- _GOAL_:
Copy each line below without leaving any out.
☆ ☆ ☆ ☆ ☆
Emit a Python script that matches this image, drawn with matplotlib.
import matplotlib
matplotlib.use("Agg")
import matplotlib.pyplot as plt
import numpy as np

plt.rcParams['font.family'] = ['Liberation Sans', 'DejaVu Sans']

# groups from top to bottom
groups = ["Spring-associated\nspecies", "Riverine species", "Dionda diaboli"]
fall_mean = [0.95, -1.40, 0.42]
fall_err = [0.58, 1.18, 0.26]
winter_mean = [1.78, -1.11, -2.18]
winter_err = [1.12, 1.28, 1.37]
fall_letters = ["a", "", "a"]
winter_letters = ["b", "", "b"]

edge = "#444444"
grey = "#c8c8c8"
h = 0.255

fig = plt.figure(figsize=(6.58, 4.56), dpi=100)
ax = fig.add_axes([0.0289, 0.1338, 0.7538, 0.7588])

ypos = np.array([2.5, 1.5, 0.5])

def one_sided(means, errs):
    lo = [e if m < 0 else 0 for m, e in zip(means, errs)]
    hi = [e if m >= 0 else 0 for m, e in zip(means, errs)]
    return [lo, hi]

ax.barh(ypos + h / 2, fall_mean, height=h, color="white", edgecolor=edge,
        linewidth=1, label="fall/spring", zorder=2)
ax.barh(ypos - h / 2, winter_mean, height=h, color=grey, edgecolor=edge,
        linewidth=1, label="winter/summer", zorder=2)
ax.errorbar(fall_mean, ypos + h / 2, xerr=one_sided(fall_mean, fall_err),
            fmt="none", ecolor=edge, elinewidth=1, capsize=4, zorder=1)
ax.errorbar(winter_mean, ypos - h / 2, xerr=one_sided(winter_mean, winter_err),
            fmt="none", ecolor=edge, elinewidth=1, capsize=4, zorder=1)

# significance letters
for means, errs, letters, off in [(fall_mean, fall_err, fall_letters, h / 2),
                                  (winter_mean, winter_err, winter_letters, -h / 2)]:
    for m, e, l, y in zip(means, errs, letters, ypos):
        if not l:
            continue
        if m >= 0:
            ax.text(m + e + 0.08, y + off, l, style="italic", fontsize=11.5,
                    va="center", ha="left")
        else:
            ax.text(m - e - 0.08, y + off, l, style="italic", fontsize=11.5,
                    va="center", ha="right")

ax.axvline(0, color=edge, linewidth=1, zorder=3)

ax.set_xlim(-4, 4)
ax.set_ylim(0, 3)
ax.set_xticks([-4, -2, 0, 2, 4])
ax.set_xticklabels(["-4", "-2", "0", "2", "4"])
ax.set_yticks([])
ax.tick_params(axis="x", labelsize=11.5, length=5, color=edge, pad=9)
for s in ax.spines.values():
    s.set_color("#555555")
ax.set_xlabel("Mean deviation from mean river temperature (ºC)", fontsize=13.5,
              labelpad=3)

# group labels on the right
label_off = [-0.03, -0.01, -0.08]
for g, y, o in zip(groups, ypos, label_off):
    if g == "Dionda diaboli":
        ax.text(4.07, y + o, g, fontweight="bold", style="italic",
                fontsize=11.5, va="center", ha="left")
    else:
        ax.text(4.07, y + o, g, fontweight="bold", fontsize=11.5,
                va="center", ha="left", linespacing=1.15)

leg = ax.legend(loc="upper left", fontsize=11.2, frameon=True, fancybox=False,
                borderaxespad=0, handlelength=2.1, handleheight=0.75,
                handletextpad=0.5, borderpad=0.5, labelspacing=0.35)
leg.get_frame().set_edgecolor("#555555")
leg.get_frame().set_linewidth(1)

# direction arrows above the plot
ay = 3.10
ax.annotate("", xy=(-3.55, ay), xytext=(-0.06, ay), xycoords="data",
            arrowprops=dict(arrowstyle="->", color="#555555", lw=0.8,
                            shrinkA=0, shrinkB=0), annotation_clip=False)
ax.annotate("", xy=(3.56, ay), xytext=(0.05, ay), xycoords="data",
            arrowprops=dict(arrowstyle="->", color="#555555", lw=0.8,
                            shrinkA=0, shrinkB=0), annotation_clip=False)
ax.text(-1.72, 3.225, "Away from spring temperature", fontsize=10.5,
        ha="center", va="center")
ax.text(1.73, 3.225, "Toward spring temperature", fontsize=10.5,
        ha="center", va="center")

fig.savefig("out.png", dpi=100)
☆ ☆ ☆ ☆ ☆
- _REPLY_:
Emit a Python script that matches this image, drawn with matplotlib.
import matplotlib
matplotlib.use("Agg")
import matplotlib.pyplot as plt
import numpy as np

plt.rcParams['font.family'] = ['Liberation Sans', 'DejaVu Sans']

# groups from top to bottom
groups = ["Spring-associated\nspecies", "Riverine species", "Dionda diaboli"]
fall_mean = [0.95, -1.40, 0.42]
fall_err = [0.58, 1.18, 0.26]
winter_mean = [1.78, -1.11, -2.18]
winter_err = [1.12, 1.28, 1.37]
fall_letters = ["a", "", "a"]
winter_letters = ["b", "", "b"]

edge = "#444444"
grey = "#c8c8c8"
h = 0.255

fig = plt.figure(figsize=(6.58, 4.56), dpi=100)
ax = fig.add_axes([0.0289, 0.1338, 0.7538, 0.7588])

ypos = np.array([2.5, 1.5, 0.5])

def one_sided(means, errs):
    lo = [e if m < 0 else 0 for m, e in zip(means, errs)]
    hi = [e if m >= 0 else 0 for m, e in zip(means, errs)]
    return [lo, hi]

ax.barh(ypos + h / 2, fall_mean, height=h, color="white", edgecolor=edge,
        linewidth=1, label="fall/spring", zorder=2)
ax.barh(ypos - h / 2, winter_mean, height=h, color=grey, edgecolor=edge,
        linewidth=1, label="winter/summer", zorder=2)
ax.errorbar(fall_mean, ypos + h / 2, xerr=one_sided(fall_mean, fall_err),
            fmt="none", ecolor=edge, elinewidth=1, capsize=4, zorder=1)
ax.errorbar(winter_mean, ypos - h / 2, xerr=one_sided(winter_mean, winter_err),
            fmt="none", ecolor=edge, elinewidth=1, capsize=4, zorder=1)

# significance letters
for means, errs, letters, off in [(fall_mean, fall_err, fall_letters, h / 2),
                                  (winter_mean, winter_err, winter_letters, -h / 2)]:
    for m, e, l, y in zip(means, errs, letters, ypos):
        if not l:
            continue
        if m >= 0:
            ax.text(m + e + 0.08, y + off, l, style="italic", fontsize=11.5,
                    va="center", ha="left")
        else:
            ax.text(m - e - 0.08, y + off, l, style="italic", fontsize=11.5,
                    va="center", ha="right")

ax.axvline(0, color=edge, linewidth=1, zorder=3)

ax.set_xlim(-4, 4)
ax.set_ylim(0, 3)
ax.set_xticks([-4, -2, 0, 2, 4])
ax.set_xticklabels(["-4", "-2", "0", "2", "4"])
ax.set_yticks([])
ax.tick_params(axis="x", labelsize=11.5, length=5, color=edge, pad=9)
for s in ax.spines.values():
    s.set_color("#555555")
ax.set_xlabel("Mean deviation from mean river temperature (ºC)", fontsize=13.5,
              labelpad=3)

# group labels on the right
label_off = [-0.03, -0.01, -0.08]
for g, y, o in zip(groups, ypos, label_off):
    if g == "Dionda diaboli":
        ax.text(4.07, y + o, g, fontweight="bold", style="italic",
                fontsize=11.5, va="center", ha="left")
    else:
        ax.text(4.07, y + o, g, fontweight="bold", fontsize=11.5,
                va="center", ha="left", linespacing=1.15)

leg = ax.legend(loc="upper left", fontsize=11.2, frameon=True, fancybox=False,
                borderaxespad=0, handlelength=2.1, handleheight=0.75,
                handletextpad=0.5, borderpad=0.5, labelspacing=0.35)
leg.get_frame().set_edgecolor("#555555")
leg.get_frame().set_linewidth(1)

# direction arrows above the plot
ay = 3.10
ax.annotate("", xy=(-3.55, ay), xytext=(-0.06, ay), xycoords="data",
            arrowprops=dict(arrowstyle="->", color="#555555", lw=0.8,
                            shrinkA=0, shrinkB=0), annotation_clip=False)
ax.annotate("", xy=(3.56, ay), xytext=(0.05, ay), xycoords="data",
            arrowprops=dict(arrowstyle="->", color="#555555", lw=0.8,
                            shrinkA=0, shrinkB=0), annotation_clip=False)
ax.text(-1.72, 3.225, "Away from spring temperature", fontsize=10.5,
        ha="center", va="center")
ax.text(1.73, 3.225, "Toward spring temperature", fontsize=10.5,
        ha="center", va="center")

fig.savefig("out.png", dpi=100)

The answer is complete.